BEGIN

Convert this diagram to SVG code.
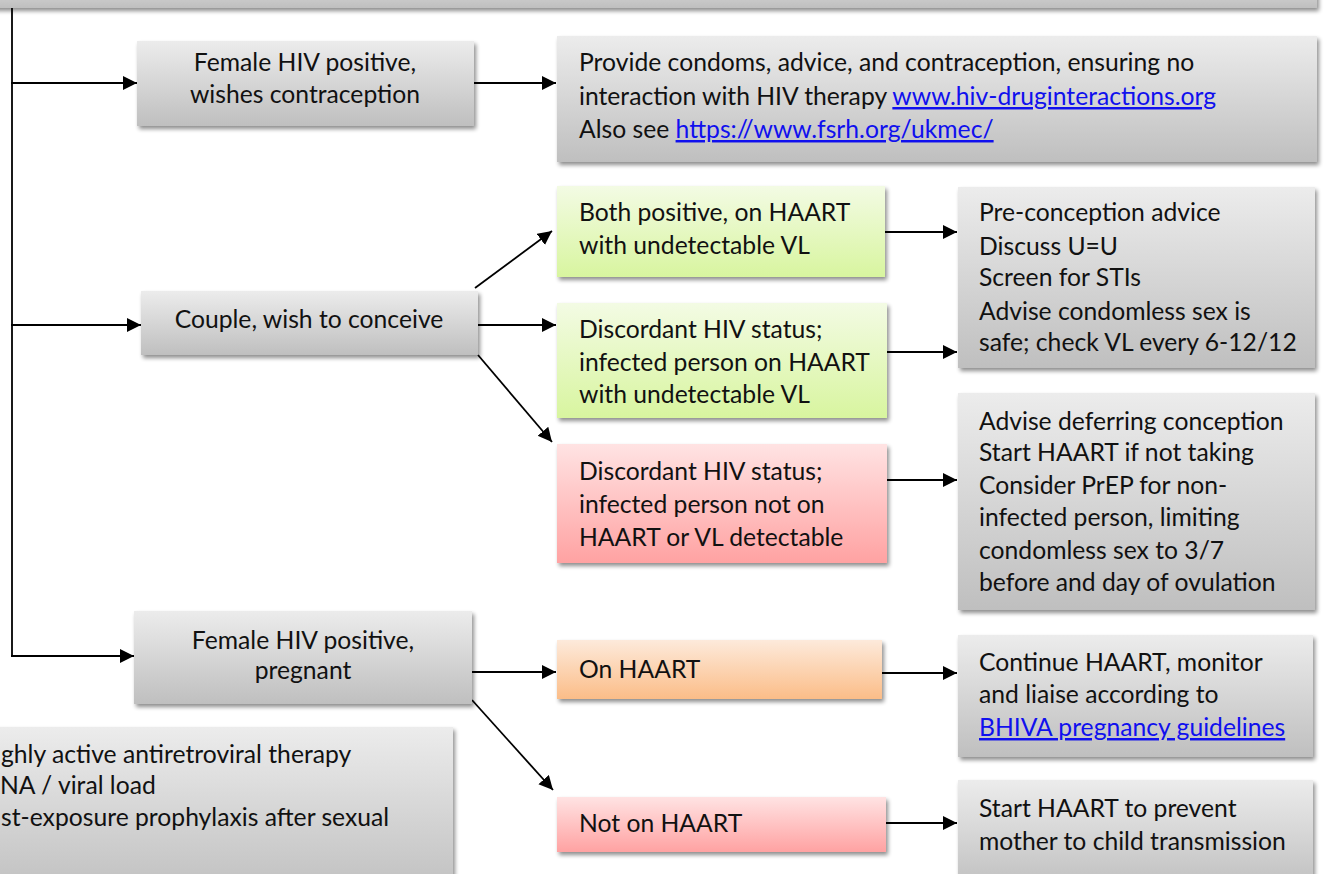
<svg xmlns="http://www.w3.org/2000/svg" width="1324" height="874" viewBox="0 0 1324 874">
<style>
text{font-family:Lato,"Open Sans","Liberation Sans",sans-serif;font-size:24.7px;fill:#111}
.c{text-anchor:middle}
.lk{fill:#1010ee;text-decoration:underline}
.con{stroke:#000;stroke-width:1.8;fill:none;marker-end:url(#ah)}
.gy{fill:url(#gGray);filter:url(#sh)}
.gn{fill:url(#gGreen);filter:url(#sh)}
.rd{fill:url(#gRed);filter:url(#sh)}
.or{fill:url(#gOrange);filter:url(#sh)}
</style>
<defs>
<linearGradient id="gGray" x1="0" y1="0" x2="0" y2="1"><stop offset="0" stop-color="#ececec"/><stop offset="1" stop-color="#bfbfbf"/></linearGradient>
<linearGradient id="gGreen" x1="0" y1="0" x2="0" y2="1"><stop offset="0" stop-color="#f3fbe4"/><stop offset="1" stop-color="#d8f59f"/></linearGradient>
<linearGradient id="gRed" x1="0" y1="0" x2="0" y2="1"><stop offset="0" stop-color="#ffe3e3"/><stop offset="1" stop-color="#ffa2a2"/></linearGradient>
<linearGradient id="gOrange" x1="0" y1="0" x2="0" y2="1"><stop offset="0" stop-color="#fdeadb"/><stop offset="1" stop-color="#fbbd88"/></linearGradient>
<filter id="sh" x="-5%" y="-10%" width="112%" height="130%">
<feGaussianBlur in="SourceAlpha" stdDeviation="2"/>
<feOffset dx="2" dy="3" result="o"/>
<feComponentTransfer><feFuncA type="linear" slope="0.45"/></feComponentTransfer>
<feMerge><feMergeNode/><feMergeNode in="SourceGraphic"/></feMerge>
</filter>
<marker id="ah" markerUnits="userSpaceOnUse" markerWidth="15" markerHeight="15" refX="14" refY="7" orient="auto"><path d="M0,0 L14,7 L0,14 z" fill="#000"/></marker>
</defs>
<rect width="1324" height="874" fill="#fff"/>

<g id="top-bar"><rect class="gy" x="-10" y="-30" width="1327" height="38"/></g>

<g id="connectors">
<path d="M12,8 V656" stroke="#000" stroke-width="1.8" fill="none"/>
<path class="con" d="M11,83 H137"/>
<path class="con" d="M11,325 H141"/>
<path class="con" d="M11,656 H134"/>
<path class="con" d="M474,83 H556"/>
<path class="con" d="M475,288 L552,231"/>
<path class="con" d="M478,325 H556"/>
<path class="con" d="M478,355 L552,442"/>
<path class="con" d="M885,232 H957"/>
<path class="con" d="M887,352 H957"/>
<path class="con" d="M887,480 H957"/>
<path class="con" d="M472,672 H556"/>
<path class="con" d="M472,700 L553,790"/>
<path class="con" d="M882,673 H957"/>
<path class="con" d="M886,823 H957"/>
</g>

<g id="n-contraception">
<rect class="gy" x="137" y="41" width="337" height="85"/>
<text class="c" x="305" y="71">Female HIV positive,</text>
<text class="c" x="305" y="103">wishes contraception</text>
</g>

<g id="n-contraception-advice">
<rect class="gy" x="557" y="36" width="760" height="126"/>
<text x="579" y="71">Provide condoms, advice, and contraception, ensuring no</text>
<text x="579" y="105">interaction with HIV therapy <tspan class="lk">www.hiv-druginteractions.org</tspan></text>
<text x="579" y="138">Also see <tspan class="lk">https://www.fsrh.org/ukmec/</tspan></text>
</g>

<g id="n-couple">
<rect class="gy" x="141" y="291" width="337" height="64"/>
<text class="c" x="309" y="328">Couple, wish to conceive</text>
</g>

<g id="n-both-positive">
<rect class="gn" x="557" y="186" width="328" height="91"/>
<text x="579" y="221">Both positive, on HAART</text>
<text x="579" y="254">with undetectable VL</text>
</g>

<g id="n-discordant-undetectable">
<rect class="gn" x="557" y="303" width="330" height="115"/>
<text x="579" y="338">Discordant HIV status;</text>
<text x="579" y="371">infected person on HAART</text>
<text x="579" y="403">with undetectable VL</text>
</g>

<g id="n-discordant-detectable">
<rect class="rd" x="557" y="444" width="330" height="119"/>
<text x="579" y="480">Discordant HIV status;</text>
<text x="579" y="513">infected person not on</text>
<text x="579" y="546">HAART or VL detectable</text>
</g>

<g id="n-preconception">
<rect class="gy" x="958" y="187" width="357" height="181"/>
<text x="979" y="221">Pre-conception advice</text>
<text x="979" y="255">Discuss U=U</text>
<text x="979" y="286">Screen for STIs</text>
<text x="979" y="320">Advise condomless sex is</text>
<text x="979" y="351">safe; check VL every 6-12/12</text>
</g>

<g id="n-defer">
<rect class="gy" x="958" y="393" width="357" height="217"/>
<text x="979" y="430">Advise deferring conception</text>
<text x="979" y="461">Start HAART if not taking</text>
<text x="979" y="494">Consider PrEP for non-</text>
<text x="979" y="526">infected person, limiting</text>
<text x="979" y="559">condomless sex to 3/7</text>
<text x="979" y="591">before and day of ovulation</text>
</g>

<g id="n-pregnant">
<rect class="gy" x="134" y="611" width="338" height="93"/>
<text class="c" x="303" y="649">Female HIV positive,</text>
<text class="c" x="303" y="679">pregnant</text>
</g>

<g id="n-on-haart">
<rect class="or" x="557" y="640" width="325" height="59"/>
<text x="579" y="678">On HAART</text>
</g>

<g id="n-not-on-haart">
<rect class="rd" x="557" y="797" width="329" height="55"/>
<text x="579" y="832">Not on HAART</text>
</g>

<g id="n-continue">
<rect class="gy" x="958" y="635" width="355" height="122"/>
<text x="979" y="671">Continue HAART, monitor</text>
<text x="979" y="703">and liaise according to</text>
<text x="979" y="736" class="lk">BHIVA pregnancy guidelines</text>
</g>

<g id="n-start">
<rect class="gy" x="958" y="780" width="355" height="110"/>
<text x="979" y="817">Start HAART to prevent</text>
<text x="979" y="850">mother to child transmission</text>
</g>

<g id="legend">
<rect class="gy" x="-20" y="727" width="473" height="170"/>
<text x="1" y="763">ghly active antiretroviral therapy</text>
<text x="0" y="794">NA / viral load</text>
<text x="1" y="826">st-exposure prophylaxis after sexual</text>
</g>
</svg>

END

▸ Your objective: From the listing, extract all text exactly as given and drop any picture.

▸ Expected output:
Convert this diagram to SVG code.
<svg xmlns="http://www.w3.org/2000/svg" width="1324" height="874" viewBox="0 0 1324 874">
<style>
text{font-family:Lato,"Open Sans","Liberation Sans",sans-serif;font-size:24.7px;fill:#111}
.c{text-anchor:middle}
.lk{fill:#1010ee;text-decoration:underline}
.con{stroke:#000;stroke-width:1.8;fill:none;marker-end:url(#ah)}
.gy{fill:url(#gGray);filter:url(#sh)}
.gn{fill:url(#gGreen);filter:url(#sh)}
.rd{fill:url(#gRed);filter:url(#sh)}
.or{fill:url(#gOrange);filter:url(#sh)}
</style>
<defs>
<linearGradient id="gGray" x1="0" y1="0" x2="0" y2="1"><stop offset="0" stop-color="#ececec"/><stop offset="1" stop-color="#bfbfbf"/></linearGradient>
<linearGradient id="gGreen" x1="0" y1="0" x2="0" y2="1"><stop offset="0" stop-color="#f3fbe4"/><stop offset="1" stop-color="#d8f59f"/></linearGradient>
<linearGradient id="gRed" x1="0" y1="0" x2="0" y2="1"><stop offset="0" stop-color="#ffe3e3"/><stop offset="1" stop-color="#ffa2a2"/></linearGradient>
<linearGradient id="gOrange" x1="0" y1="0" x2="0" y2="1"><stop offset="0" stop-color="#fdeadb"/><stop offset="1" stop-color="#fbbd88"/></linearGradient>
<filter id="sh" x="-5%" y="-10%" width="112%" height="130%">
<feGaussianBlur in="SourceAlpha" stdDeviation="2"/>
<feOffset dx="2" dy="3" result="o"/>
<feComponentTransfer><feFuncA type="linear" slope="0.45"/></feComponentTransfer>
<feMerge><feMergeNode/><feMergeNode in="SourceGraphic"/></feMerge>
</filter>
<marker id="ah" markerUnits="userSpaceOnUse" markerWidth="15" markerHeight="15" refX="14" refY="7" orient="auto"><path d="M0,0 L14,7 L0,14 z" fill="#000"/></marker>
</defs>
<rect width="1324" height="874" fill="#fff"/>

<g id="top-bar"><rect class="gy" x="-10" y="-30" width="1327" height="38"/></g>

<g id="connectors">
<path d="M12,8 V656" stroke="#000" stroke-width="1.8" fill="none"/>
<path class="con" d="M11,83 H137"/>
<path class="con" d="M11,325 H141"/>
<path class="con" d="M11,656 H134"/>
<path class="con" d="M474,83 H556"/>
<path class="con" d="M475,288 L552,231"/>
<path class="con" d="M478,325 H556"/>
<path class="con" d="M478,355 L552,442"/>
<path class="con" d="M885,232 H957"/>
<path class="con" d="M887,352 H957"/>
<path class="con" d="M887,480 H957"/>
<path class="con" d="M472,672 H556"/>
<path class="con" d="M472,700 L553,790"/>
<path class="con" d="M882,673 H957"/>
<path class="con" d="M886,823 H957"/>
</g>

<g id="n-contraception">
<rect class="gy" x="137" y="41" width="337" height="85"/>
<text class="c" x="305" y="71">Female HIV positive,</text>
<text class="c" x="305" y="103">wishes contraception</text>
</g>

<g id="n-contraception-advice">
<rect class="gy" x="557" y="36" width="760" height="126"/>
<text x="579" y="71">Provide condoms, advice, and contraception, ensuring no</text>
<text x="579" y="105">interaction with HIV therapy <tspan class="lk">www.hiv-druginteractions.org</tspan></text>
<text x="579" y="138">Also see <tspan class="lk">https://www.fsrh.org/ukmec/</tspan></text>
</g>

<g id="n-couple">
<rect class="gy" x="141" y="291" width="337" height="64"/>
<text class="c" x="309" y="328">Couple, wish to conceive</text>
</g>

<g id="n-both-positive">
<rect class="gn" x="557" y="186" width="328" height="91"/>
<text x="579" y="221">Both positive, on HAART</text>
<text x="579" y="254">with undetectable VL</text>
</g>

<g id="n-discordant-undetectable">
<rect class="gn" x="557" y="303" width="330" height="115"/>
<text x="579" y="338">Discordant HIV status;</text>
<text x="579" y="371">infected person on HAART</text>
<text x="579" y="403">with undetectable VL</text>
</g>

<g id="n-discordant-detectable">
<rect class="rd" x="557" y="444" width="330" height="119"/>
<text x="579" y="480">Discordant HIV status;</text>
<text x="579" y="513">infected person not on</text>
<text x="579" y="546">HAART or VL detectable</text>
</g>

<g id="n-preconception">
<rect class="gy" x="958" y="187" width="357" height="181"/>
<text x="979" y="221">Pre-conception advice</text>
<text x="979" y="255">Discuss U=U</text>
<text x="979" y="286">Screen for STIs</text>
<text x="979" y="320">Advise condomless sex is</text>
<text x="979" y="351">safe; check VL every 6-12/12</text>
</g>

<g id="n-defer">
<rect class="gy" x="958" y="393" width="357" height="217"/>
<text x="979" y="430">Advise deferring conception</text>
<text x="979" y="461">Start HAART if not taking</text>
<text x="979" y="494">Consider PrEP for non-</text>
<text x="979" y="526">infected person, limiting</text>
<text x="979" y="559">condomless sex to 3/7</text>
<text x="979" y="591">before and day of ovulation</text>
</g>

<g id="n-pregnant">
<rect class="gy" x="134" y="611" width="338" height="93"/>
<text class="c" x="303" y="649">Female HIV positive,</text>
<text class="c" x="303" y="679">pregnant</text>
</g>

<g id="n-on-haart">
<rect class="or" x="557" y="640" width="325" height="59"/>
<text x="579" y="678">On HAART</text>
</g>

<g id="n-not-on-haart">
<rect class="rd" x="557" y="797" width="329" height="55"/>
<text x="579" y="832">Not on HAART</text>
</g>

<g id="n-continue">
<rect class="gy" x="958" y="635" width="355" height="122"/>
<text x="979" y="671">Continue HAART, monitor</text>
<text x="979" y="703">and liaise according to</text>
<text x="979" y="736" class="lk">BHIVA pregnancy guidelines</text>
</g>

<g id="n-start">
<rect class="gy" x="958" y="780" width="355" height="110"/>
<text x="979" y="817">Start HAART to prevent</text>
<text x="979" y="850">mother to child transmission</text>
</g>

<g id="legend">
<rect class="gy" x="-20" y="727" width="473" height="170"/>
<text x="1" y="763">ghly active antiretroviral therapy</text>
<text x="0" y="794">NA / viral load</text>
<text x="1" y="826">st-exposure prophylaxis after sexual</text>
</g>
</svg>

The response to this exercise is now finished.